Begin Source data

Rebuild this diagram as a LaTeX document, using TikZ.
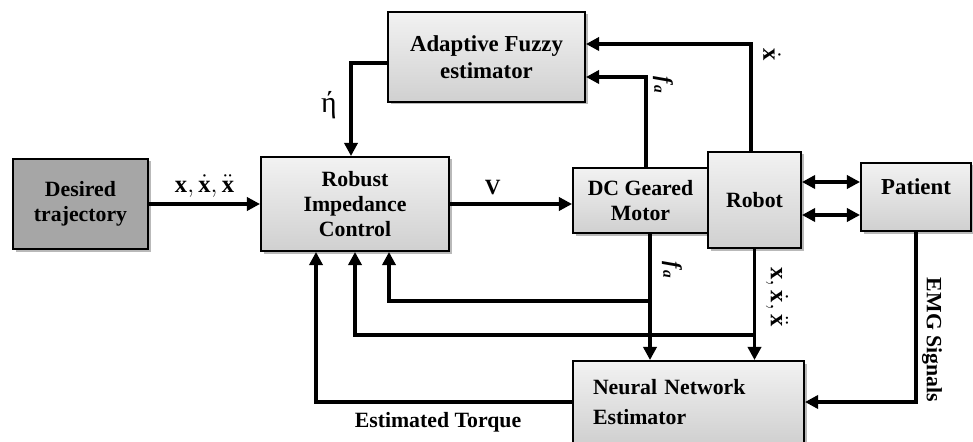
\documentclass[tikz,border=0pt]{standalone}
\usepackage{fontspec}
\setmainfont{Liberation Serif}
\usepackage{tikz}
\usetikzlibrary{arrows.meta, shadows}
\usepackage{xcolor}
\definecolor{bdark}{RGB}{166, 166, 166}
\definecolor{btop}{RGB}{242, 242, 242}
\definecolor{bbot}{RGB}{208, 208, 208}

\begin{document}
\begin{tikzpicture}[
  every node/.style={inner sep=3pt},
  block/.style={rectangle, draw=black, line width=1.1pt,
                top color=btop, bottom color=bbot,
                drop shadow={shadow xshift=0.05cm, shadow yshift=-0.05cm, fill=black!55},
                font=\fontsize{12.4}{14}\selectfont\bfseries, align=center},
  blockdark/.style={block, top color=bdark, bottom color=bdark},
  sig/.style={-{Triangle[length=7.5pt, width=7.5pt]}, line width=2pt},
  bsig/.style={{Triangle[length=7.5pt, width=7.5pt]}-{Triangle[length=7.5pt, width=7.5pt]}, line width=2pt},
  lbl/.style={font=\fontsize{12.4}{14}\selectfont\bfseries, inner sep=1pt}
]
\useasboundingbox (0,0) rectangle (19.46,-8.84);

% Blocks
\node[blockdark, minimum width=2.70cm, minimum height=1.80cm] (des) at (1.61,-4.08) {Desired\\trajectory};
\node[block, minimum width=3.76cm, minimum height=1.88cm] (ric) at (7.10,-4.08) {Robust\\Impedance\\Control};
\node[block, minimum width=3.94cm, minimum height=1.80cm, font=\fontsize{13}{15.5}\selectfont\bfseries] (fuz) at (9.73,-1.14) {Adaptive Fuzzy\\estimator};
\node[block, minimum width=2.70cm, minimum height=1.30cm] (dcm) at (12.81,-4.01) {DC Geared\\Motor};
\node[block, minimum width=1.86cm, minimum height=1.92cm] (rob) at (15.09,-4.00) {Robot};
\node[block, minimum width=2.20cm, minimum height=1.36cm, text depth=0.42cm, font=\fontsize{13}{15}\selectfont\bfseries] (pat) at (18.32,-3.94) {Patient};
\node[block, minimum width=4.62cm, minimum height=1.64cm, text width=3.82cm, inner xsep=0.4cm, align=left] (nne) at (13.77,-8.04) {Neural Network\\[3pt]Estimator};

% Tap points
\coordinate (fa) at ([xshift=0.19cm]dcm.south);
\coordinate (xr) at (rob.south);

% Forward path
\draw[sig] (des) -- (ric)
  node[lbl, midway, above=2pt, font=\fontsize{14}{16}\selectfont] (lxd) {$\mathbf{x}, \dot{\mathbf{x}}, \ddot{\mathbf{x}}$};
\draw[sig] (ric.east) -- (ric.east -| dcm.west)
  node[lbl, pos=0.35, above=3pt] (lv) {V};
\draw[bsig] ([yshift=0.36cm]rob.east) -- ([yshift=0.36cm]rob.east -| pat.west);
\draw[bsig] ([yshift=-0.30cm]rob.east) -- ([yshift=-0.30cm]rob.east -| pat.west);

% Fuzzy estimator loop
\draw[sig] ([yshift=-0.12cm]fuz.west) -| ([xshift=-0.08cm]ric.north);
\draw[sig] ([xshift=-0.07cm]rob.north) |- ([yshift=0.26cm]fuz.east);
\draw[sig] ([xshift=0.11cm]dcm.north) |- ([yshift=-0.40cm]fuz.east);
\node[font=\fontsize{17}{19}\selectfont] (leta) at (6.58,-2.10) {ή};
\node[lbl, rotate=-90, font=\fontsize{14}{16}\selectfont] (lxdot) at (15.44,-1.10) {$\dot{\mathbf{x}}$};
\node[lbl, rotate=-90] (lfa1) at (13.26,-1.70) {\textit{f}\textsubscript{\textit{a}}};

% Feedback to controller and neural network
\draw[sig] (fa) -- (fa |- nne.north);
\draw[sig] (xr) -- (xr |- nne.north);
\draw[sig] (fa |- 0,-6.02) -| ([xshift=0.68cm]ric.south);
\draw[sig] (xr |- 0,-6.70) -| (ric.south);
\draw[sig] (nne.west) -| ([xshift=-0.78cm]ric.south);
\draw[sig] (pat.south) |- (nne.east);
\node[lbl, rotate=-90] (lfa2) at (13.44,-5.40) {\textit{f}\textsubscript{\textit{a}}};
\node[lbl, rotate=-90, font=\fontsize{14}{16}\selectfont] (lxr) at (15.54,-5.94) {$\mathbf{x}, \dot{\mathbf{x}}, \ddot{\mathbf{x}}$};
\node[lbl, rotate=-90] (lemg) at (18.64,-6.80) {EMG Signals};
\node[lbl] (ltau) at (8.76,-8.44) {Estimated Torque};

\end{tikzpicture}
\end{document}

End Source data

** What is needed **
Repeat the material above verbatim. Leave the pictures behind.

** Final result **
Rebuild this diagram as a LaTeX document, using TikZ.
\documentclass[tikz,border=0pt]{standalone}
\usepackage{fontspec}
\setmainfont{Liberation Serif}
\usepackage{tikz}
\usetikzlibrary{arrows.meta, shadows}
\usepackage{xcolor}
\definecolor{bdark}{RGB}{166, 166, 166}
\definecolor{btop}{RGB}{242, 242, 242}
\definecolor{bbot}{RGB}{208, 208, 208}

\begin{document}
\begin{tikzpicture}[
  every node/.style={inner sep=3pt},
  block/.style={rectangle, draw=black, line width=1.1pt,
                top color=btop, bottom color=bbot,
                drop shadow={shadow xshift=0.05cm, shadow yshift=-0.05cm, fill=black!55},
                font=\fontsize{12.4}{14}\selectfont\bfseries, align=center},
  blockdark/.style={block, top color=bdark, bottom color=bdark},
  sig/.style={-{Triangle[length=7.5pt, width=7.5pt]}, line width=2pt},
  bsig/.style={{Triangle[length=7.5pt, width=7.5pt]}-{Triangle[length=7.5pt, width=7.5pt]}, line width=2pt},
  lbl/.style={font=\fontsize{12.4}{14}\selectfont\bfseries, inner sep=1pt}
]
\useasboundingbox (0,0) rectangle (19.46,-8.84);

% Blocks
\node[blockdark, minimum width=2.70cm, minimum height=1.80cm] (des) at (1.61,-4.08) {Desired\\trajectory};
\node[block, minimum width=3.76cm, minimum height=1.88cm] (ric) at (7.10,-4.08) {Robust\\Impedance\\Control};
\node[block, minimum width=3.94cm, minimum height=1.80cm, font=\fontsize{13}{15.5}\selectfont\bfseries] (fuz) at (9.73,-1.14) {Adaptive Fuzzy\\estimator};
\node[block, minimum width=2.70cm, minimum height=1.30cm] (dcm) at (12.81,-4.01) {DC Geared\\Motor};
\node[block, minimum width=1.86cm, minimum height=1.92cm] (rob) at (15.09,-4.00) {Robot};
\node[block, minimum width=2.20cm, minimum height=1.36cm, text depth=0.42cm, font=\fontsize{13}{15}\selectfont\bfseries] (pat) at (18.32,-3.94) {Patient};
\node[block, minimum width=4.62cm, minimum height=1.64cm, text width=3.82cm, inner xsep=0.4cm, align=left] (nne) at (13.77,-8.04) {Neural Network\\[3pt]Estimator};

% Tap points
\coordinate (fa) at ([xshift=0.19cm]dcm.south);
\coordinate (xr) at (rob.south);

% Forward path
\draw[sig] (des) -- (ric)
  node[lbl, midway, above=2pt, font=\fontsize{14}{16}\selectfont] (lxd) {$\mathbf{x}, \dot{\mathbf{x}}, \ddot{\mathbf{x}}$};
\draw[sig] (ric.east) -- (ric.east -| dcm.west)
  node[lbl, pos=0.35, above=3pt] (lv) {V};
\draw[bsig] ([yshift=0.36cm]rob.east) -- ([yshift=0.36cm]rob.east -| pat.west);
\draw[bsig] ([yshift=-0.30cm]rob.east) -- ([yshift=-0.30cm]rob.east -| pat.west);

% Fuzzy estimator loop
\draw[sig] ([yshift=-0.12cm]fuz.west) -| ([xshift=-0.08cm]ric.north);
\draw[sig] ([xshift=-0.07cm]rob.north) |- ([yshift=0.26cm]fuz.east);
\draw[sig] ([xshift=0.11cm]dcm.north) |- ([yshift=-0.40cm]fuz.east);
\node[font=\fontsize{17}{19}\selectfont] (leta) at (6.58,-2.10) {ή};
\node[lbl, rotate=-90, font=\fontsize{14}{16}\selectfont] (lxdot) at (15.44,-1.10) {$\dot{\mathbf{x}}$};
\node[lbl, rotate=-90] (lfa1) at (13.26,-1.70) {\textit{f}\textsubscript{\textit{a}}};

% Feedback to controller and neural network
\draw[sig] (fa) -- (fa |- nne.north);
\draw[sig] (xr) -- (xr |- nne.north);
\draw[sig] (fa |- 0,-6.02) -| ([xshift=0.68cm]ric.south);
\draw[sig] (xr |- 0,-6.70) -| (ric.south);
\draw[sig] (nne.west) -| ([xshift=-0.78cm]ric.south);
\draw[sig] (pat.south) |- (nne.east);
\node[lbl, rotate=-90] (lfa2) at (13.44,-5.40) {\textit{f}\textsubscript{\textit{a}}};
\node[lbl, rotate=-90, font=\fontsize{14}{16}\selectfont] (lxr) at (15.54,-5.94) {$\mathbf{x}, \dot{\mathbf{x}}, \ddot{\mathbf{x}}$};
\node[lbl, rotate=-90] (lemg) at (18.64,-6.80) {EMG Signals};
\node[lbl] (ltau) at (8.76,-8.44) {Estimated Torque};

\end{tikzpicture}
\end{document}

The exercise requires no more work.